To the contrary, it may ensure bridges are there when you aren't, and may tell people how you feel when you're not around to.
Example: there are a lot of people whom I care about, but who - with no ill will involved - we've drifted off in our own directions as life tends to. We have vague contact info, and lacking that have mutual friends who can pass things on if need be. Come my demise, I may want a mass-emailing to thank them, ask for casual assistance for my dependents, and generally give a warm farewell. When I went in for heart surgery, I let one of the group know, in case it didn't turn out well; going in wasn't enough to warrant interrupting everyone and writing paper letters, but if I didn't come out someone needed to spread the word ("Hey, remember Carl? he's gone now, but says 'hi, thanks for the memories'"). Not worth printing up stacks of physical letters and burdening someone with putting then-required postage etc., but makes it easy to let people know how you feel when it's too much overhead all around now (hey, that's a big reason why people hate Facebook: too many updates), but when it is important to do so is exactly when you can't.

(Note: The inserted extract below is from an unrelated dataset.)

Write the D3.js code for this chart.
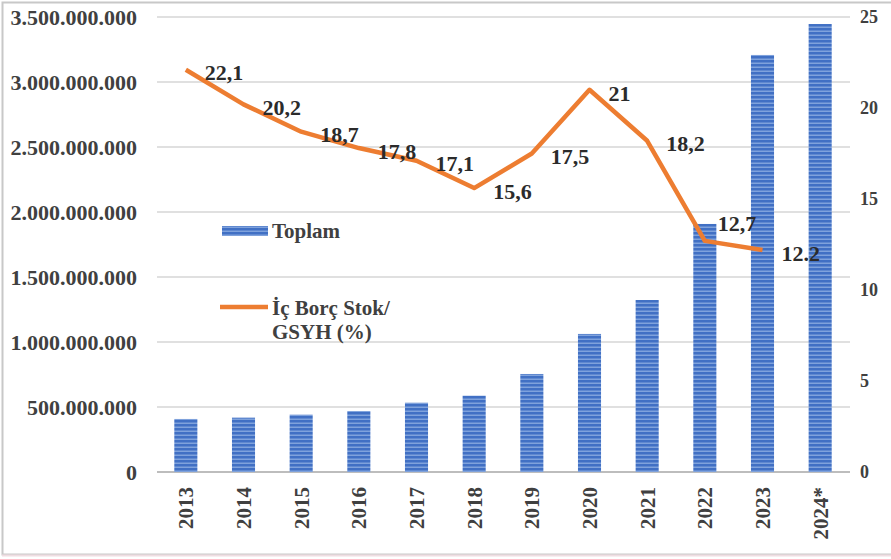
<!DOCTYPE html>
<html><head><meta charset="utf-8">
<script src="https://cdn.jsdelivr.net/npm/d3@7"></script>
<style>
html,body{margin:0;padding:0;background:#fff;}
svg{display:block;}
text{font-family:"Liberation Serif","Times New Roman",serif;font-weight:bold;}
</style></head>
<body>
<svg id="c" width="891" height="559"></svg>
<script>
const years = ["2013","2014","2015","2016","2017","2018","2019","2020","2021","2022","2023","2024*"];
const toplam = [408e6, 418e6, 441e6, 469e6, 533e6, 587e6, 754e6, 1062e6, 1323e6, 1908e6, 3208e6, 3446e6];
const borcOrani = [22.1, 20.2, 18.7, 17.8, 17.1, 15.6, 17.5, 21, 18.2, 12.7, 12.2];
const borcEtiket = ["22,1","20,2","18,7","17,8","17,1","15,6","17,5","21","18,2","12,7","12.2"];
const leftTicks = [0, 500e6, 1000e6, 1500e6, 2000e6, 2500e6, 3000e6, 3500e6];
const rightTicks = [0, 5, 10, 15, 20, 25];
const legendLabels = ["Toplam", ["İç Borç Stok/", "GSYH (%)"]];
// label nudges (style), per point
const labelDy = [0,0,0,0,0,0,0,0,0,-21,0];
const labelDx = [0,0,0,0,0,0,0,0,0,-6,0];

const svg = d3.select("#c");
const X0 = 157, X1 = 849, Ytop = 17, Ybot = 472;

// frame
svg.append("rect").attr("x",2.5).attr("y",2.5).attr("width",892).attr("height",552)
  .attr("fill","none").attr("stroke","#c8c8c8").attr("stroke-width",2);
svg.append("line").attr("x1",2).attr("x2",891).attr("y1",555.5).attr("y2",555.5)
  .attr("stroke","#efdde2").attr("stroke-width",2);

const x = d3.scaleBand().domain(years).range([X0, X1]).paddingInner(0.6).paddingOuter(0.3);
const yL = d3.scaleLinear().domain([0, 3500e6]).range([Ybot, Ytop]);
const yR = d3.scaleLinear().domain([0, 25]).range([Ybot, Ytop]);

// pattern for bars
const defs = svg.append("defs");
const pat = defs.append("pattern").attr("id","stripes").attr("patternUnits","userSpaceOnUse")
  .attr("width",8).attr("height",4);
pat.append("rect").attr("width",8).attr("height",4).attr("fill","#4170c4");
pat.append("rect").attr("y",2.6).attr("width",8).attr("height",1.2).attr("fill","#8eaee2");

// gridlines
const fmt = d3.formatLocale({decimal:",", thousands:".", grouping:[3], currency:["",""]}).format(",");
svg.append("g").selectAll("line").data(leftTicks).join("line")
  .attr("x1",X0).attr("x2",X1+1).attr("y1",d=>yL(d)).attr("y2",d=>yL(d))
  .attr("stroke",d=>d===0?"#bdbdbd":"#d6d6d6").attr("stroke-width",d=>d===0?2:1.6);

// left axis labels
svg.append("g").selectAll("text").data(leftTicks).join("text")
  .attr("x",137).attr("y",d=>yL(d)).attr("dy","0.35em").attr("text-anchor","end")
  .attr("font-size",22).attr("fill","#404040").text(d=>fmt(d));

// right axis labels
svg.append("g").selectAll("text").data(rightTicks).join("text")
  .attr("x",860).attr("y",d=>yR(d)).attr("dy","0.35em").attr("text-anchor","start")
  .attr("font-size",18).attr("fill","#404040").text(d=>d);

// x labels
svg.append("g").selectAll("text").data(years).join("text")
  .attr("transform",d=>`translate(${x(d)+x.bandwidth()/2},487) rotate(-90)`)
  .attr("dy","0.36em").attr("text-anchor","end")
  .attr("font-size",21).attr("fill","#404040").text(d=>d);

// bars
svg.append("g").selectAll("rect").data(years).join("rect")
  .attr("x",d=>x(d)).attr("width",x.bandwidth())
  .attr("y",(d,i)=>yL(toplam[i])).attr("height",(d,i)=>Ybot-yL(toplam[i]))
  .attr("fill","url(#stripes)");

// line
const pts = borcOrani.map((v,i)=>[x(years[i])+x.bandwidth()/2, yR(v)]);
svg.append("path").datum(pts).attr("d",d3.line())
  .attr("fill","none").attr("stroke","#ED7D31").attr("stroke-width",4.5)
  .attr("stroke-linejoin","round").attr("stroke-linecap","butt");

// data labels
svg.append("g").selectAll("text").data(borcOrani).join("text")
  .attr("x",(d,i)=>pts[i][0]+19+labelDx[i]).attr("y",(d,i)=>pts[i][1]+3+labelDy[i])
  .attr("dy","0.35em").attr("font-size",22).attr("fill","#2b2b2b")
  .text((d,i)=>borcEtiket[i]);

// legend
const lg = svg.append("g");
lg.append("rect").attr("x",222).attr("y",226).attr("width",46).attr("height",10).attr("fill","url(#stripes)");
lg.append("text").attr("x",272).attr("y",238).attr("font-size",21).attr("fill","#404040").text(legendLabels[0]);
lg.append("line").attr("x1",220).attr("x2",268).attr("y1",307).attr("y2",307)
  .attr("stroke","#ED7D31").attr("stroke-width",4.5);
lg.append("text").attr("x",272).attr("y",315).attr("font-size",21).attr("fill","#404040").text(legendLabels[1][0]);
lg.append("text").attr("x",272).attr("y",339).attr("font-size",21).attr("fill","#404040").text(legendLabels[1][1]);
</script>
</body></html>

I'm thinking the parent comment was still right. Why not say those things now? Its not 'interrupting everyone', its keeping in contact. Its important to do that now, especially if you haven't in a while.
I was just thinking this is a lot like a coin flipping trick I heard once. You flip a coin for a decision, notice whatever you're secretly hoping the coin lands on, put the coin back in your pocket without looking at it, and do what you secretly wanted the coin to tell you to do.
With this service, go ahead and fill out what you want the emails to say... and then just send them.